Look through the data for the string "code". Copy every line where it is found.

=== MATERIAL ===

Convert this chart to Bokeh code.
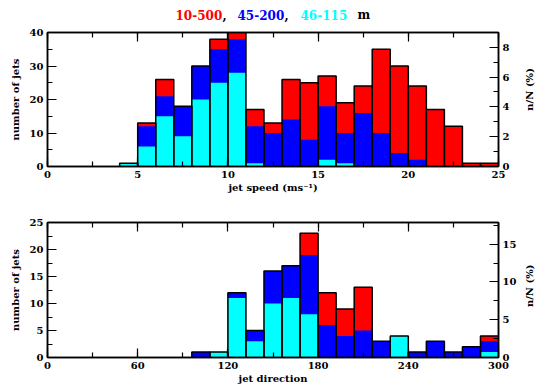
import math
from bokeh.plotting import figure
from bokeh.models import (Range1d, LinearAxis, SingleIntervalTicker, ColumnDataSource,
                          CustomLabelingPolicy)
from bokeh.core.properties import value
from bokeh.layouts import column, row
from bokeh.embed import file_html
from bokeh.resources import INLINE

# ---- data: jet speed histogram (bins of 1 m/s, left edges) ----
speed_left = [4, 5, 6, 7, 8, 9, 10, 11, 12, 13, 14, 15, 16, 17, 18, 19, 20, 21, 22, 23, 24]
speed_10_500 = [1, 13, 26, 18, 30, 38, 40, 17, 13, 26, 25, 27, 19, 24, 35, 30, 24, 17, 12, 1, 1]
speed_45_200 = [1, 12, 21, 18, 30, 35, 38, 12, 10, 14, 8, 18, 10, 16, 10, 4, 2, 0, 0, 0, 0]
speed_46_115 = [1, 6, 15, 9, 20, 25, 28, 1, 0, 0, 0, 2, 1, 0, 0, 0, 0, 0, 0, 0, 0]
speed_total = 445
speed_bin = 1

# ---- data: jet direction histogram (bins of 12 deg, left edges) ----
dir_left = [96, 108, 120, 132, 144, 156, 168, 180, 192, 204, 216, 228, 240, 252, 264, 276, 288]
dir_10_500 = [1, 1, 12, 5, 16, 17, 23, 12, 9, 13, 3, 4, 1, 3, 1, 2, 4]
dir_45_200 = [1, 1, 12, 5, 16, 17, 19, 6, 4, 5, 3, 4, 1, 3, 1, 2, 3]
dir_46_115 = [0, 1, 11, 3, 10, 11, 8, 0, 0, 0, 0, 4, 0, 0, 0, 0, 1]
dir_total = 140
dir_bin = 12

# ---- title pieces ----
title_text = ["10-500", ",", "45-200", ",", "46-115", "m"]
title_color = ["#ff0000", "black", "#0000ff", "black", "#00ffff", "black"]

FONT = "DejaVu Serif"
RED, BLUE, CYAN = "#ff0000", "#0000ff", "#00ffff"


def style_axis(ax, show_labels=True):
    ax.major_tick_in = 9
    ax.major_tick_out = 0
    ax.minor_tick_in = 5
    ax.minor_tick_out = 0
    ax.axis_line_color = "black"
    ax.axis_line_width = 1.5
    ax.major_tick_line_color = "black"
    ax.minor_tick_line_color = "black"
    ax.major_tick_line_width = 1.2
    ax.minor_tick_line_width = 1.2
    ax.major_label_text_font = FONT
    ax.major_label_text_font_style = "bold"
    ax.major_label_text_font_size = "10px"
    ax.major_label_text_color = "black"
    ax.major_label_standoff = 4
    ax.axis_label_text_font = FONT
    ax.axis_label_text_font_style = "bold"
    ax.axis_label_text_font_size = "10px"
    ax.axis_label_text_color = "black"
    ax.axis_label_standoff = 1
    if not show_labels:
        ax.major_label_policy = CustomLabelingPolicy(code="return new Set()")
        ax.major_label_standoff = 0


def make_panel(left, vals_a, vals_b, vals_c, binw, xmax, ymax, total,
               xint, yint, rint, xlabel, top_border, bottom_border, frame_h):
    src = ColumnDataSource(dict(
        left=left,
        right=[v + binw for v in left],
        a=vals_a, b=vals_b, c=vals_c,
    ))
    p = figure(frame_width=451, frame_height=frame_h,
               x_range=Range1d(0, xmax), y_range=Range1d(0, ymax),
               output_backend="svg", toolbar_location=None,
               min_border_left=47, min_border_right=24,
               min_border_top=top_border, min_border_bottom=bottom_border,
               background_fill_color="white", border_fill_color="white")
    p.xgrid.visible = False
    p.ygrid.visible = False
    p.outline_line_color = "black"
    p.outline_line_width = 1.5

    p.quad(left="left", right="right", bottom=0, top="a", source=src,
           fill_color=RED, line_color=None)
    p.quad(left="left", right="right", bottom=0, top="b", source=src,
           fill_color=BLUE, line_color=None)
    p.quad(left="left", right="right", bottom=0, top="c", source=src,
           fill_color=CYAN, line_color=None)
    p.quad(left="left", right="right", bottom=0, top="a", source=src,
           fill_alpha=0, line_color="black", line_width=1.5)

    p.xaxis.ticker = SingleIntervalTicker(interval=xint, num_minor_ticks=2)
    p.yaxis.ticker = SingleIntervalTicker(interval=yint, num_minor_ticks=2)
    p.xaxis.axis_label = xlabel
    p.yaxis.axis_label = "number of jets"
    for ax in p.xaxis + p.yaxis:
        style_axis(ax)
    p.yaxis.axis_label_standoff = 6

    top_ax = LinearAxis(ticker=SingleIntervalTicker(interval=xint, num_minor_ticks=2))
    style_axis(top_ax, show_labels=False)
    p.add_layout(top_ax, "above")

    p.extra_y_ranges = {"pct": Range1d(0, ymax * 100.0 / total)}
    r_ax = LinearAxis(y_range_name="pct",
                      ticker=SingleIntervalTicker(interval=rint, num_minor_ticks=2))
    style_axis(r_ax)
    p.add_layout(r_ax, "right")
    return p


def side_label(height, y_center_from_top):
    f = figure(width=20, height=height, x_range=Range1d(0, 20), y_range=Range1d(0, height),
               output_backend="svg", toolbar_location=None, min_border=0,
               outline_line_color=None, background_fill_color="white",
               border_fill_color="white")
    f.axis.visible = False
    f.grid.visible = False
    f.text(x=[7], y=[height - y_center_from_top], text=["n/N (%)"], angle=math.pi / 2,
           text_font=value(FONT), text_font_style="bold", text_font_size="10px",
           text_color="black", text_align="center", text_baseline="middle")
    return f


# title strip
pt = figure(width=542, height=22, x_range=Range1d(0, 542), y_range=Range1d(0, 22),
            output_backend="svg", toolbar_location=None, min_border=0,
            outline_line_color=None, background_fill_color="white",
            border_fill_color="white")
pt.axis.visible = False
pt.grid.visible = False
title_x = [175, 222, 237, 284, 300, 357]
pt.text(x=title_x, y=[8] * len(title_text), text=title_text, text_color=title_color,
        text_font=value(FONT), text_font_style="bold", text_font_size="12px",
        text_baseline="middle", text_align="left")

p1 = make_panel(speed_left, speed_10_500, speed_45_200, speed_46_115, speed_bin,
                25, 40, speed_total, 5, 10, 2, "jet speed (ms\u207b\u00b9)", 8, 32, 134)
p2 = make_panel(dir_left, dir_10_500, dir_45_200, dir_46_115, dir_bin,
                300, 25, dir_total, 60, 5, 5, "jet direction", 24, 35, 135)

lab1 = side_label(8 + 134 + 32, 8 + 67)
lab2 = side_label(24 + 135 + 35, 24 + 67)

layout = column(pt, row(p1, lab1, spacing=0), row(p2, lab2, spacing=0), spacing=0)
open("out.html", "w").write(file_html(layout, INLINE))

===

→ **OUTPUT OF THE TASK**:
Convert this chart to Bokeh code.
        ax.major_label_policy = CustomLabelingPolicy(code="return new Set()")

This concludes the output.